With the dawn of domesticated agriculture, there quickly arose the need to store, protect, and distribute resources. Put simply, the root may very well be the root of organized society. And by this theory, it’s among the most historically significant food we have.
Thousands of years before the advent of agriculture, starchy, subterranean roots and their subcategories, tubers and bulbs, were already comfort food. Anthropologists believe that early man learned to dig for these caloric treasures from hominids, like chimps, that had already been eating them for millions of years. To the hunter-gatherers who stumbled upon the wild shoots and spangled leaves coming up through the forest floor, these roots represented survival for at least another day.
To be fair, our early ancestors had no choice but to embrace excavated food. (Roots, compared with many seedy or leafy above-ground plants, offered a superb combination of sugars, starches, mineral salts, and vitamins. They also presented fewer hazards than hunted game, including a lower threat of parasites and competition.) But millennia later, it can sometimes feel as if we also don’t have much choice but to embrace roots, especially when summer leaks into fall—that melancholic moment when strawberries, squash blossoms, and peaches are undeniably gone—and the farmers’ market tables suddenly tower with bulbous beets, wiry-haired celery root, and warty yams.
Compared to the twisty, tendriled, bitter predecessors our ancestors plucked from loamy sockets of the forest, the choices we have today—plump, cartoon-orange carrots and pretty candy cane striped beets—are far more appetizing. Many are sweeter, juicier, and more attractive mutations of the original prototypes, genetically singled out over time to be higher producing, and more consistent in appearance. That fleshy, jubilantly orange carrot? It became more popular than its spindly, ink-purple brother only as recently as 400 years ago.

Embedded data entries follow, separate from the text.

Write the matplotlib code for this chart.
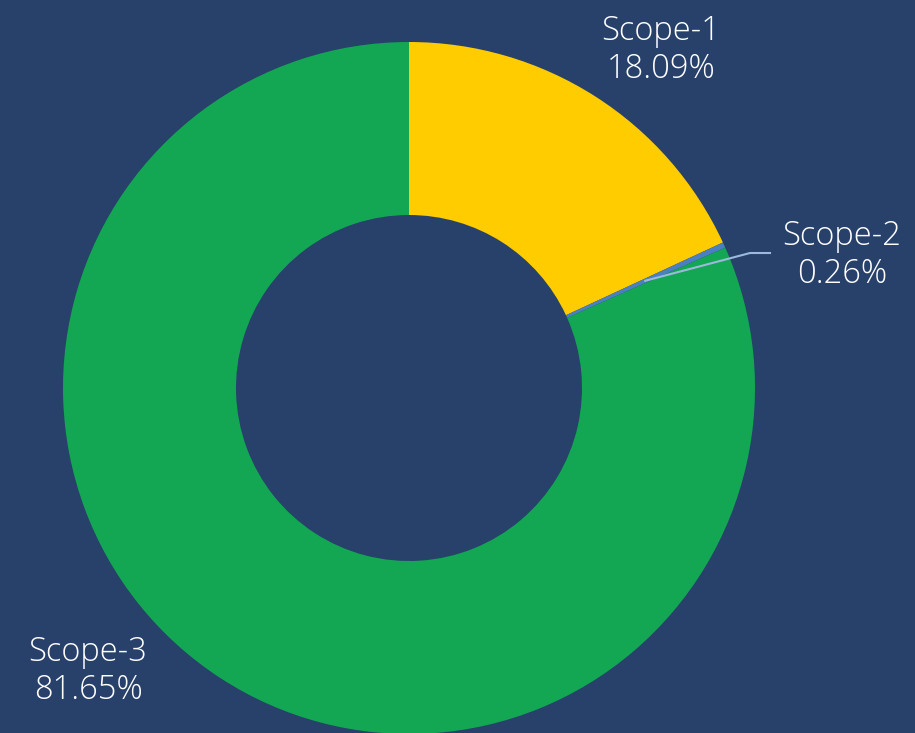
import numpy as np
import matplotlib.pyplot as plt

plt.rcParams["font.family"] = ["Open Sans", "DejaVu Sans"]

# 数据
labels = ["Scope-1", "Scope-2", "Scope-3"]
shares = [18.09, 0.26, 81.65]
colors = ["#FFCC00", "#4A80C0", "#13A753"]
bg = "#27416B"

W, H = 915, 733
cx, cy, R = 409, 388, 346   # 圆心与外半径（像素）

fig = plt.figure(figsize=(W / 100, H / 100), dpi=100, facecolor=bg)
ax = fig.add_axes([0, 0, 1, 1])
ax.set_facecolor(bg)

wedges, _ = ax.pie(shares, colors=colors, startangle=90, counterclock=False,
                   radius=1.0, wedgeprops=dict(width=0.5, edgecolor="none"))

# pie 会重设坐标范围，之后再设
ax.set_xlim(-cx / R, (W - cx) / R)
ax.set_ylim(-(H - cy) / R, cy / R)
ax.set_aspect("equal")
ax.axis("off")

def px(x, y):
    """像素坐标 -> 数据坐标"""
    return (x - cx) / R, (cy - y) / R

txt = dict(color="white", fontsize=23.5, ha="center", va="center",
           linespacing=1.17, fontweight="light")

# Scope-1
x, y = px(661, 50)
ax.text(x, y, f"{labels[0]}\n{shares[0]:.2f}%", **txt)

# Scope-2 带引线
w = wedges[1]
ang = np.deg2rad((w.theta1 + w.theta2) / 2)
sx, sy = 0.75 * np.cos(ang), 0.75 * np.sin(ang)
ex, ey = px(750, 253)
hx, hy = px(770, 253)
ax.plot([sx, ex, hx], [sy, ey, hy], color="#9DB8DD", lw=1.5)
x, y = px(842, 255)
ax.text(x, y, f"{labels[1]}\n{shares[1]:.2f}%", **txt)

# Scope-3
x, y = px(88, 671)
ax.text(x, y, f"{labels[2]}\n{shares[2]:.2f}%", **txt)

plt.savefig("out.png", dpi=100, facecolor=bg)
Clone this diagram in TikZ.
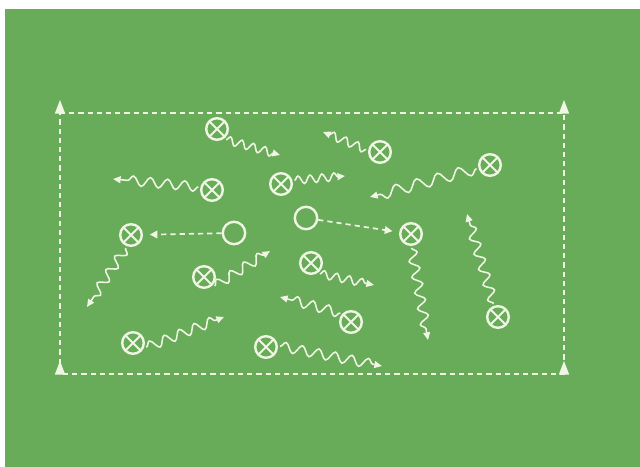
\documentclass[tikz,border=0pt]{standalone}
\usepackage{xcolor}
\usetikzlibrary{shapes.geometric, arrows.meta, decorations.pathmorphing}
\definecolor{pitchGreen}{RGB}{104,172,90}
\definecolor{chalk}{RGB}{240,245,228}

\tikzset{
  player/.style={circle, draw=chalk, line width=1.7pt, minimum size=5.4mm, inner sep=0pt, outer sep=0.8mm,
    path picture={\draw[chalk, line width=1.3pt] (path picture bounding box.north west) -- (path picture bounding box.south east)
      (path picture bounding box.north east) -- (path picture bounding box.south west);}},
  ball/.style={circle, draw=chalk, line width=1.7pt, minimum size=5.6mm, inner sep=0pt},
  cone/.style={isosceles triangle, isosceles triangle apex angle=40, isosceles triangle stretches, shape border rotate=90,
    fill=chalk, inner sep=0pt, minimum height=3.4mm, minimum width=2.6mm},
  boundary/.style={chalk, line width=1.2pt, dash pattern=on 1.3mm off 1mm},
  pass/.style={chalk, line width=1.2pt, dash pattern=on 1.3mm off 1mm, -{Triangle[length=1.9mm, width=1.9mm]}, shorten >=1.2mm},
  dribble/.style={chalk, line width=1.1pt, -{Triangle[length=1.9mm, width=1.7mm]}, decorate,
    decoration={snake, amplitude=1.2mm, segment length=4mm, post length=1.6mm}}
}

\begin{document}
\begin{tikzpicture}[x=0.025cm, y=-0.025cm]
    \useasboundingbox (0,0) rectangle (640,467);
    \fill[white] (0,0) rectangle (640,467);
    \fill[pitchGreen] (5,9) rectangle (640,467);

    % grid corners
    \coordinate (tl) at (60,113);
    \coordinate (tr) at (564,113);
    \coordinate (br) at (564,374);
    \coordinate (bl) at (60,374);
    \draw[boundary] (tl) -- (tr) -- (br) -- (bl) -- cycle;
    \node[cone] (c1) at (60,110) {};
    \node[cone] (c2) at (564,110) {};
    \node[cone] (c3) at (564,371) {};
    \node[cone] (c4) at (60,371) {};

    % players and balls
    \node[player] (p1) at (217,129) {};
    \node[player] (p2) at (212,190) {};
    \node[player] (p3) at (281,184) {};
    \node[player] (p4) at (380,152) {};
    \node[player] (p5) at (490,165) {};
    \node[player] (p7) at (131,235) {};
    \node[player] (p9) at (411,234) {};
    \node[player] (p10) at (204,277) {};
    \node[player] (p11) at (311,263) {};
    \node[player] (p12) at (351,322) {};
    \node[player] (p13) at (133,343) {};
    \node[player] (p14) at (266,347) {};
    \node[player] (p15) at (498,317) {};
    \node[ball] (b1) at (234,233) {};
    \node[ball] (b2) at (306,218) {};

    % dribble ends
    \coordinate (e1) at (280,155);
    \coordinate (e2) at (113,179);
    \coordinate (e3) at (345,176);
    \coordinate (e4) at (323,132);
    \coordinate (e5) at (370,197);
    \coordinate (e7) at (87,307);
    \coordinate (e9) at (428,340);
    \coordinate (e10) at (270,251);
    \coordinate (e11) at (374,285);
    \coordinate (e12) at (280,297);
    \coordinate (e13) at (224,317);
    \coordinate (e14) at (382,366);
    \coordinate (e15) at (467,214);

    \draw[pass] (b1) -- (p7);
    \draw[pass] (b2) -- (p9);

    \draw[dribble, decoration={segment length=3mm, amplitude=1mm}] (p1.-50) -- (e1);
    \draw[dribble, decoration={segment length=4.3mm}] (p2.167) -- (e2);
    \draw[dribble, decoration={segment length=3mm, amplitude=1mm}] (p3.15) -- (e3);
    \draw[dribble, decoration={segment length=3.2mm, amplitude=1mm}] (p4.170) -- (e4);
    \draw[dribble, decoration={segment length=5.4mm, amplitude=1.4mm}] (p5.195) -- (e5);
    \draw[dribble] (p7.-112) -- (e7);
    \draw[dribble] (p9.-88) -- (e9);
    \draw[dribble] (p10.-40) -- (e10);
    \draw[dribble, decoration={segment length=3.2mm, amplitude=1mm}] (p11.-51) -- (e11);
    \draw[dribble] (p12.140) -- (e12);
    \draw[dribble] (p13.-18) -- (e13);
    \draw[dribble, decoration={segment length=4.2mm}] (p14.3) -- (e14);
    \draw[dribble] (p15.108) -- (e15);
\end{tikzpicture}
\end{document}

Roots provide modern cooks with rewards much subtler than survival: that feeling of sliding a paring knife effortlessly through a slow-roasted beet, or the faint sigh of a parsnip shattering tenderly under a potato masher. Early homo sapiens did not know the transformative power of a vegetable peeler to slice a root into delicate, crispy petals, or the decorative charm of ombré carrots layered onto a tart shell. They, of course, were focused on nourishment, and for that the root was king. The root was, more than anything, a guarantee that tomorrow would come. And that, we can all agree, is comforting.